Collaborative Technologies

Hi there! Welcome to Chicken Hat Training. We've been laying eggs in heads since 2000. This course will show you all the good and bad eggs about Collaborative Technologies and how to use them. Let's go.



Over the next ten tantalising minutes, we'll cover the following objectives:

  • Identify and explain the issues surrounding the use of collaborative technologies
  • Identify and explain the positive aspects of collaborative technologies
  • Assess a set of basic guidelines based on the issues surrounding use of collaborative technologies
  • Explain how to mitigate risk in the use of collaborative technologies
  • Identify a range of collaborative tools available
  • Identify and explain the features benefits and limitations of specific collaborative tools
  • Explain the importance of moderating comments and user-generated content before making it public

Bet you're as excited as I am. Really.

Issues of Collaborative Technologies

Issues surrounding the use of collaborative technologies


  • Somebody else could accidentally edit some of your work and nobody realises the mistake

  • Available to view to anyone with the link  - possible security / privacy issues

  • Using collaborative technologies in establishments with vulnerable people such as schools could lead to people abusing technology to bully people or gain access to them.

Guidelines based on issues of collaborative technologies

Here are some handy guidelines for using collaborative technologies...

  • Set access permissions properly so it's not a 'free for all'
  • Make collaborators login so you can trace work back to them and see who has contributed
  • Use the right tool for the job. Don't use Google Docs to make a slideshow
  • Moderate the content to ensure there is nothing offensive or derogatory

Benefits of Collaborative Technologies

Benefits surrounding the use of collaborative technologies


  • Everybody in the group can see the work as it is being created

  • No need to travel to meet up and work together

Mitigating Risk when using Collaborative Technologies

Mitigating Risk

  • Set up restrictions online,
  • Create rules for staff or students,
  • Monitor what people do on college/work systems.  
  • Use login system to track user's activity and trace things back to people should something go wrong.
  • Use managed IT network to monitor and control incoming and outgoing network traffic to prevent malicious content

Access Levels


You can add access levels to many shared files.

You'll need to do this to restrict unauthorised access and modification to your document.

You can often select the emails of who you want to be able to access the document, which is better than having a shared link that can be passed around.

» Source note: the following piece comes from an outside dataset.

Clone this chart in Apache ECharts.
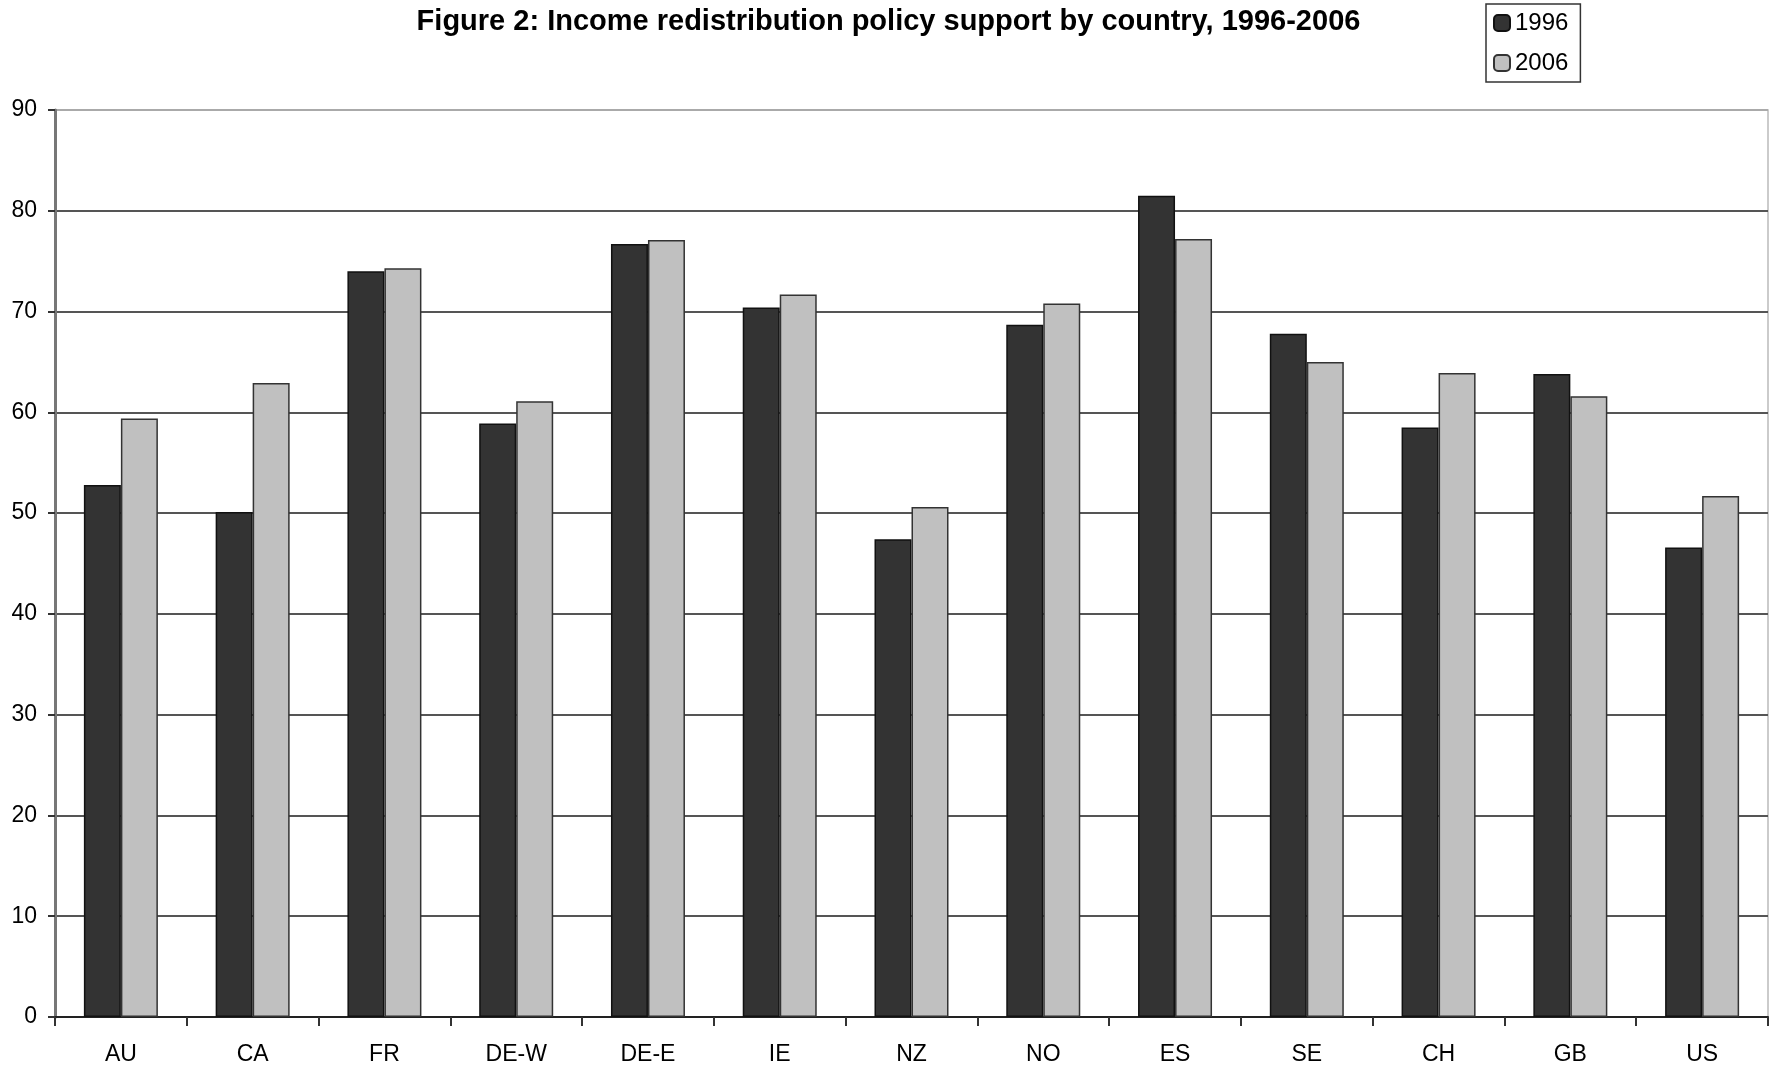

It also allows you to trace back changes on a document if something wrong happens or the document goes off on a tangent, such as people posting loads of pictures of you.

Moderating Comments & User Generated Content

User Generated Content is all well and good, when it is done properly. It is great to have people contribute to your work and comment on it, but if the content is publicly viewable it'll need to be moderated and managed.

If you don't do this, it's likely that offensive or malicious content will get through that could seriously damage your company's reputation.

Collaborative Tools Examples

Examples of Packages

There are loads of examples of collaborative packages out there for you to use. Here are just a few:

  • Google Drive (including Docs, Slides)
  • Dropbox (for file sharing)
  • Pablet (a virtual blackboard)

In Detail: Google Drive

Let's have a look at Google Drive in more detail (bet you can't wait)... 

Google Drive is the cloud-based storage system made by Google. You can create folders and share them with others. You can also use their Docs and Slides programs to create word documents and slideshow presentations, and work on them simultaneously with people with whom they are shared. As we mentioned earlier, it's important to use access permissions, therefore you can set on Google Drive whether a file or folder is public or private. You can also add email addresses of specific people to view and edit it, as opposed to having a public link that anyone can use.

The above video should be fun to watch and give you a good insight into this powerful tool.

Review & Conclusion


The purpose of this course has been to teach you about collaborative tools. 

We've had a look at the benefits, the dangers, and what you need to look out for when using them.

 You've also been treated to a few examples of existing collaborative tools. 

It's been a blast.

Which of the following is a benefit of collaborative technologies?

  • You don't have to use electrics or gasses.
  • No need to travel and meet up to work together.
  • Skidmarks.

Which of the following is an issue surrounding collaborative technologies?

  • Anybody with the link address can edit the work, which can be a security risk.
  • Wet pits.
  • Chafing, in general.

Which of the following are examples of collaborative tools?

  • Google Drive
  • Facebook
  • Banana
  • Dropbox
  • Padlet
  • YouTube
  • Twitter

User Generated Content

  • You don't need to worry about checking user-generated content - it'll be fine, right?